I am trying to LINQ query a set of files where I can find the file names with a specific string in them.
I was using:
var docs = directory.enumerateFiles(searchFolder, "* " strNumber "*", SearchOption.AllDirectories);
That was working fine, but some of my file searches were taking 30 minutes due to the fact that one of the directories has 1 million files. I was hoping to speed up the search process with a PLINQ query. However, while my syntax is good, I'm not getting the results I would expect. It looks like my problem may be in the Where statement.

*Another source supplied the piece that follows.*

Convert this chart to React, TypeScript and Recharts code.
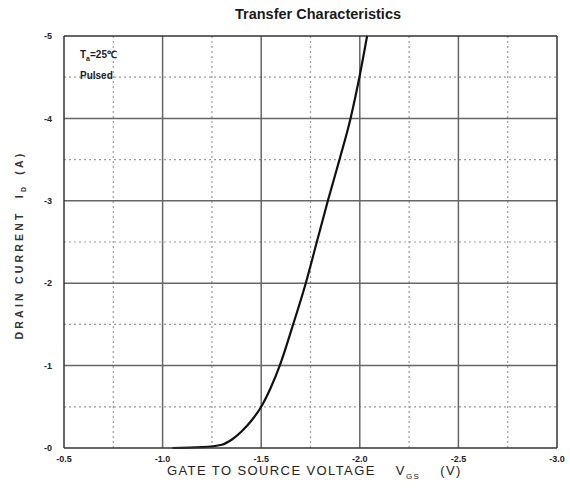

Any help would be helpful.
foreach (strNumber in strNumbers)
{
DirectoryInfo searchDirectory = new DirectoryInfo(searchFolder);
IEnumerable<System.IO.FileInfo> allDocs = searchDirectory.EnumerateFiles("*", SearchOPtion.AllDirectories);
IEnumerable<System.IO.FileInfo> docsToProcess = strNumbers
.SelectMany(strNumber => allDocs
.Where(file => file.Name.Contains(strNumber)))
.Distinct();
}
Any help would be much appreciated.
CodePudding user response:
I would change the order of the problem.
- Create a list of all files (into memory)
- Perform the search over the memory list
Then, you can use a Parallel Foreach over the memory array and your disk usage is limited to the initial search.
var searchDirectory = new DirectoryInfo(searchFolder);
var allDocs = searchDirectory.EnumerateFiles("*", SearchOPtion.AllDirectories).ToArray();
// For extra points, use a Parallel.ForEach here for multi-threaded work
Parallel.Foreach(strNumbers, strNumber =>
{
// Work on allDocs here, it should be in memory
});